HEMPELS Verkäufer im Café

SH: Antiziganismus-Meldestelle legt Jahresbericht 2024 vor

Die Melde- und Informationsstelle Antiziganismus (MIA) Schleswig-Holstein hat ihren ersten Jahresbericht vorgestellt. Im vergangenen Jahr seien 66 antiziganistische Vorfälle dokumentiert worden, teilte die MIA heute in Kiel mit. Die Stelle gehe von einer weitaus höheren Dunkelziffer aus, da Fälle von Antiziganismus nicht immer als solche erkannt und daher gemeldet würden. Es sei davon auszugehen, dass in folgenden Jahren, auch mit steigendem Bekanntheitsgrad der Meldestelle, mehr Vorfälle erfasst werden.

Die häufigste Vorfallart war den Angaben zufolge 2024 die verbale Stereotypisierung (29 Fälle). In etwa einem Drittel dieser Fälle seien antiziganistische Fremdbezeichnungen verwendet worden. 26 Vorfälle wurden der Kategorie Diskriminierung zugeordnet. Hier handele es sich hauptsächlich um Erfahrungen im schulischen Kontext, unter anderem um Mobbing durch Mitschülerinnen und Mitschüler und ungerechte Behandlungen durch Lehrkräfte. Außerdem wurden zwei Fälle extremer Gewalt gemeldet worden. MIA definiert diese als physische Angriffe, die den Verlust des Lebens zur Folge haben könnten oder gravierende physische Schäden verursachen.

Die Hälfte aller antiziganistischen Vorfälle aus dem Jahr 2024 fand im Bildungskontext statt. MIA unterscheide hierbei zwischen physischen Vorfallorten und sozialen Räumen, Vorfälle aus dem Bildungskontext müssten also nicht zwingend in einer physischen Bildungseinrichtung stattgefunden haben. Dieser hohe Anteil könne auch dadurch zu erklären sein, dass der Meldestelle vor allem Fälle von Einzelpersonen gemeldet wurden, die selbst im Bildungsbereich tätig sind. Zudem gab es neun Fälle von Antiziganismus im Behördenkontext, in sieben davon handele es sich um Interaktionen mit der Polizei.
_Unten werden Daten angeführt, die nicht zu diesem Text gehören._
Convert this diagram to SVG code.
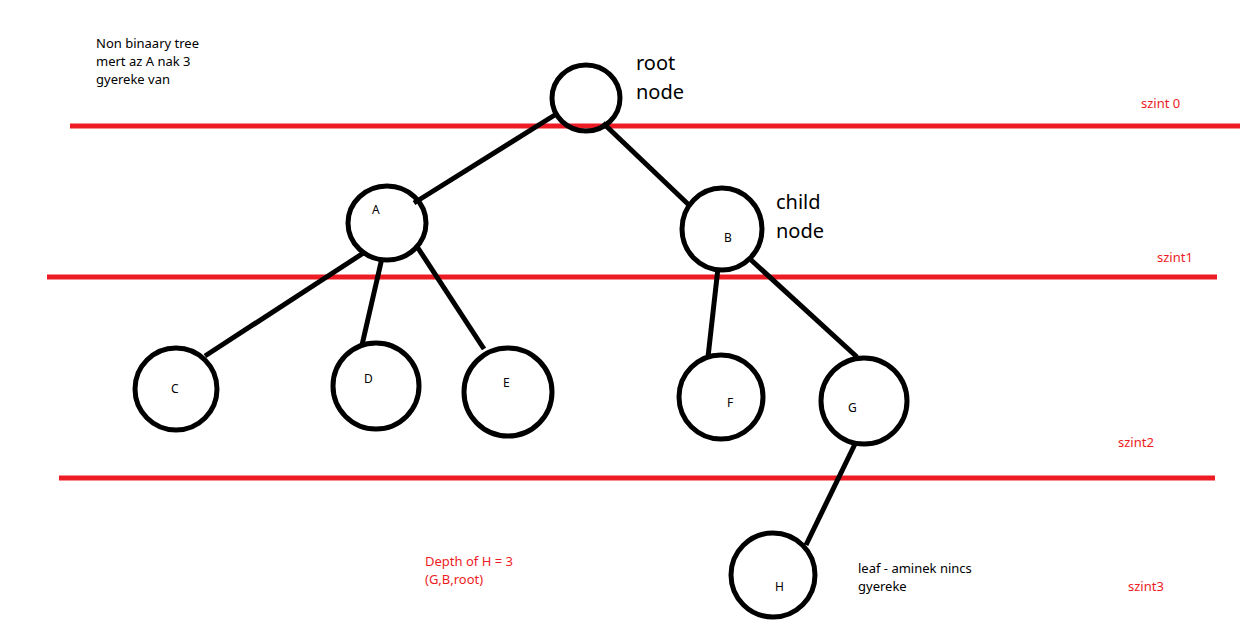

Aus dem Jahresbericht leitet die MIA mehrere Handlungsempfehlungen ab. So sollten Lehrkräfte und Sozialarbeitende weiter sensibilisiert werden und Antiziganismus und die Geschichte von Sinti und Roma verstärkt in Lehrpläne eingebunden werden. Außerdem sollten Sensibilisierungsworkshops in Behörden stattfinden und der gleichberechtigte Zugang zu sozialen Leistungen und Hilfsstrukturen, vor allem für geflüchtete Roma, sichergestellt werden.

Die MIA wird im Rahmen des Bundesprogramms "Demokratie leben!" durch das Bildungs- und Familienministerium des Bundes, das Landesdemokratiezentrum Schleswig-Holstein und den Landespräventionsrat Schleswig-Holstein gefördert. Die MIA Schleswig-Holstein ist Teil der MIA Bund und orientiert sich an den gleichen Arbeitsdefinitionen. EPD

 

Gedenkstein im Kieler Hiroshimapark für die von den Nazis ermordeten Sinti und Roma aus Schleswig-Holstein. Laut MIA sollten Antiziganismus und die Geschichte von Sinti und Roma verstärkt in Lehrpläne eingebunden werden. (Foto: MGG)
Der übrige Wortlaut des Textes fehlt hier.